You have to sell or exchange your way out of the annuity before you can recognize the loss on your taxes. The loss you realize is the difference between the amount you had invested in the annuity, your basis, and what your selling price. For example, if you purchased a variable annuity for $25,000 and surrender it for $15,000 several years later without ever having withdrawn anything from it, you would realize a $10,000 loss.

Surrender Charges

One of the disadvantages of annuities is that they are typically subject to significant surrender charges for many years. Some annuities can have surrender charge schedules that take up to 12 years to fade away, and can run as high as 20 percent. Unfortunately, any surrender charge incurred when cashing out your annuity is not tax deductible. So if $3,000 of your $10,000 loss came from surrender charges and penalties, then only $7,000 is deductible as a loss.

Ordinary Income

Another often-cited disadvantage to annuities is that income from an annuity counts as ordinary income, as opposed to capital gains income like most investments. When you lose money, however, this tax treatment becomes a real advantage because the usual limitations on investment losses don’t apply.

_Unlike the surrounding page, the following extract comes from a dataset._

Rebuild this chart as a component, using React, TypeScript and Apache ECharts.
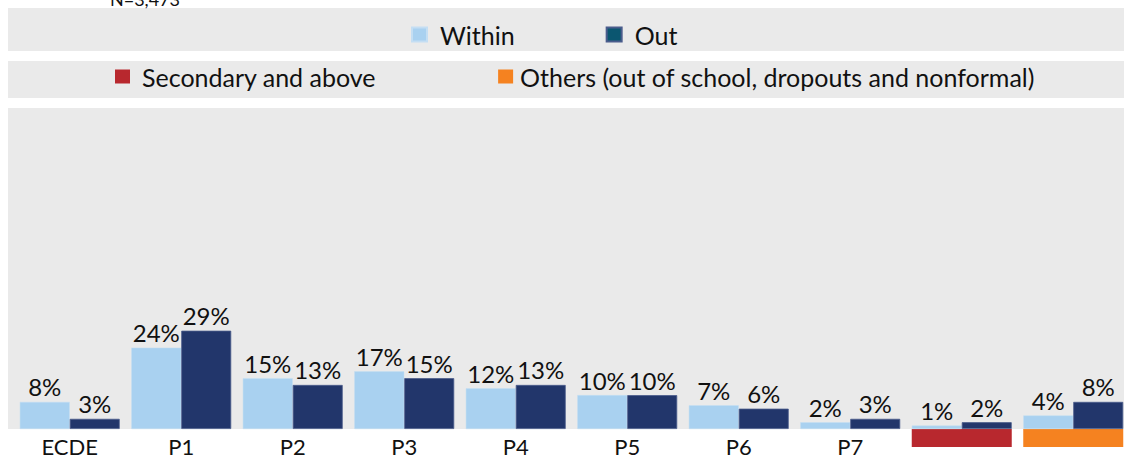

While capital losses can only offset ordinary income by $3,000 per year, annuity losses reduce ordinary income first.

How to Claim

When it comes time to actually report the loss on your taxes, the exact location to enter the information is a bit ambiguous. It could fall under either miscellaneous deductions -- on Form 1040, Schedule A, for those who itemize -- or it could be an “other gain or loss.” While the IRS provides additional scrutiny of tax filings that report “other losses,” taxpayers might still want to report their annuity losses there because miscellaneous deductions are subject to an adjusted gross income reduction of 2 percent.